When I was in the US Army, I once stood an IG inspection. Normally, there is
a space for everything in the wall locker or foot locker with a small place
in the wall locker for books (they didn't want us reading many books). I had
a separate bookcase and in that bookcase I had Barry goldwater's "Conscience
of a Conservative", the Bible, the Koran, some poetry and the Communist
Manifesto and volume I of Das Kapital. The IG looked at my books and turned
bright red and got pissed. He said to me "What does uniform mean?" I said
"Like everyone else, in accordance with regulations." He said: "Do you see
anyone else here with his own bookcase, especially with books like THESE?"
(pointing to Marx). I aske for permission to speak freely whic he granted. I
said to him (I was very young then): "Sir, when I cam into the military I
took an oath to defend, even with my life, The Constitution of the United
States. Are you saying that I am supposed to defend the Constitution even
with my life but I am not entitled to the rights in it including the right
to read and think what I want?"
He flew into a rage and said: "Get rid of these fucking books and bookcase
right now, you hear me, right now." 

Well, I learned that some works they did not want me reading in the
original; they only wanted me to read ABOUT Marx and other demons and then
only at a superficial level guided by designated igeological hacks and grand
priests of US imperial ideology. I learned quickly that imperialism is not
about logic and consistency but rather about naked power as an instrument to
determine, as Humpty Dumpty said in "Alice Though The Looking Glass", "what
words mean", How to make a word mean so many things and "Which is to be
master, that's all."

Let a Hundred Flowers Bloom, Let All Ideas Contend.

Jim Craven

-----Original Message-----
From: Henry C.K. Liu [mailto:[EMAIL PROTECTED]] 
Sent: Wednesday, June 09, 1999 7:36 AM
To: [EMAIL PROTECTED]; [EMAIL PROTECTED]; marxism;
leninist-international
Subject: [PEN-L:7845] Mao on Intellectuals


Mao Zedong

THE CHINESE REVOLUTION AND
                 THE CHINESE COMMUNIST PARTY[*]

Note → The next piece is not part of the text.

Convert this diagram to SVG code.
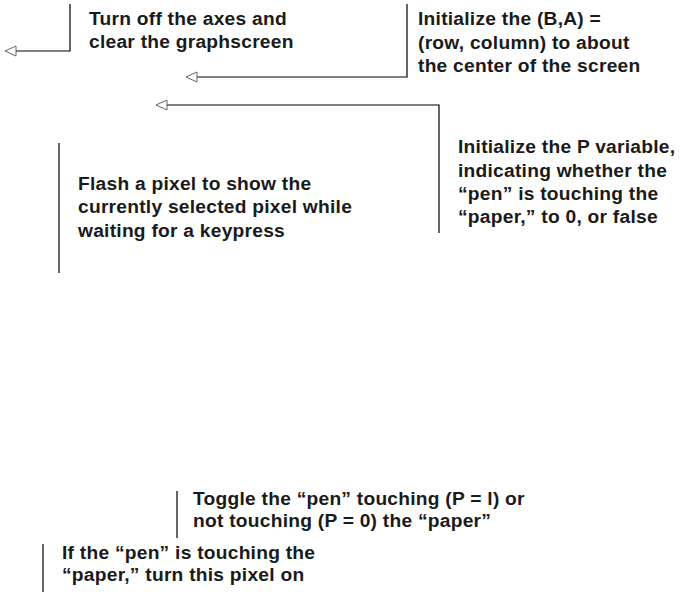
<svg xmlns="http://www.w3.org/2000/svg" width="680" height="592" viewBox="0 0 680 592">
  <style>
    .note { font-family: "Liberation Sans", Arial, sans-serif; font-weight: bold; font-size: 19.2px; letter-spacing: 0.25px; fill: #1a1a1a; }
    .lead { fill: none; stroke: #000; stroke-width: 1.2; }
  </style>
  <defs>
    <marker id="open-tri" markerUnits="userSpaceOnUse" markerWidth="13" markerHeight="12" refX="0" refY="5" orient="auto" overflow="visible">
      <path d="M0,0 L11,5 L0,10 Z" fill="#fff" stroke="#555" stroke-width="0.9"/>
    </marker>
  </defs>

  <!-- leader lines -->
  <g id="connectors">
    <path class="lead" d="M70,4 V51 H16" marker-end="url(#open-tri)"/>
    <path class="lead" d="M407,4 V77 H197" marker-end="url(#open-tri)"/>
    <path class="lead" d="M439,233 V105 H167" marker-end="url(#open-tri)"/>
    <path class="lead" d="M59,143 V273"/>
    <path class="lead" d="M177,491 V538"/>
    <path class="lead" d="M43,544 V592"/>
  </g>

  <g id="note-axes">
    <text class="note" x="89" y="25">Turn off the axes and<tspan x="89" dy="23">clear the graphscreen</tspan></text>
  </g>

  <g id="note-center">
    <text class="note" x="418" y="25">Initialize the (B,A) =<tspan x="418" dy="24">(row, column) to about</tspan><tspan x="418" dy="23">the center of the screen</tspan></text>
  </g>

  <g id="note-pen-var">
    <text class="note" x="458" y="153">Initialize the P variable,<tspan x="458" dy="24">indicating whether the</tspan><tspan x="458" dy="23">“pen” is touching the</tspan><tspan x="458" dy="23">“paper,” to 0, or false</tspan></text>
  </g>

  <g id="note-flash">
    <text class="note" x="78" y="190">Flash a pixel to show the<tspan x="78" dy="23">currently selected pixel while</tspan><tspan x="78" dy="24">waiting for a keypress</tspan></text>
  </g>

  <g id="note-toggle">
    <text class="note" x="193" y="505">Toggle the “pen” touching (P = l) or<tspan x="193" dy="21.5">not touching (P = 0) the “paper”</tspan></text>
  </g>

  <g id="note-pixel-on">
    <text class="note" x="62" y="559">If the “pen” is touching the<tspan x="62" dy="21.5">“paper,” turn this pixel on</tspan></text>
  </g>
</svg>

                                   December I939


                       3. The Different Sections of the Petty
Bourgeoisie
                               Other than the Peasantry

        The petty bourgeoisie, other than the peasantry, consists of the
vast numbers of intellectuals, small tradesmen, handicraftsmen and
professional people.

        Their status somewhat resembles that of the middle peasants,
they all suffer under the oppression of imperialism, feudalism and the
big bourgeoisie, and they are being driven ever nearer to  bankruptcy or
destitution.

        Hence these sections of the petty bourgeoisie constitute one of
the motive forces of the revolution and are a reliable ally of the
proletariat. Only under the leadership of the proletariat can they
achieve their liberation.

        Let us now analyse the different sections of the petty
bourgeoisie other than the peasantry.

        First, the intellectuals and student youth. They do not
constitute a separate class or stratum. In present-day China most of
them may

    page 322

    be placed in the petty-bourgeois category, judging by their family
origin, their living conditions and their political outlook. Their
numbers have grown considerably during the past few decades. Apart
 from that section of the intellectuals which has associated itself with
the imperialists and the big bourgeoisie and works for them against the
people, most intellectuals and students are oppressed by imperialism,
feudalism and the big bourgeoisie, and live in fear of unemployment or
of having to discontinue their studies. Therefore, they tend to be quite
revolutionary. They are more or less equipped with bourgeois scientific
knowledge, have a keen political sense and often play a vanguard role or
serve as a link with the masses in the present stage of the revolutio.
The movement of the Chinese students abroad before the revolution of
1911, the May 4th Movement of 1919, the May  30th Movement of 1925 and
the December 9th Movement of 1935 are striking proofs of this. In
particular, the large numbers of more or less impoverished intellectuals
can join hands with the workers and peasants in supporting or
participating in the revolution. In China, it was among the
intellectuals and young students that Marxist-Leninist ideology was
first widely disseminated and accepted. The revolutionary forces cannot
be successfully organized and revolutionary work cannot be successfully
conducted without the participation of revolutionary intellectuals. But
the intellectuals often tend to be subjective and individualistic,
impractical in their thinking and irresolute in action until they have
thrown themselves heart and soul into mass revolutionary struggles, or
made up their minds to serve the interests of the masses and become one
with them. Hence although the mass of revolutionary intellectuals in
China can play a vanguard role or serve as a link with the masses, not
all of them will remain revolutionaries to the end. Some will drop out
of the revolutionary ranks at critical moments and become passive, while
a few may even become enemies of the revolution. The intellectuals can
overcome their shortcomings only in mass struggles over a long period.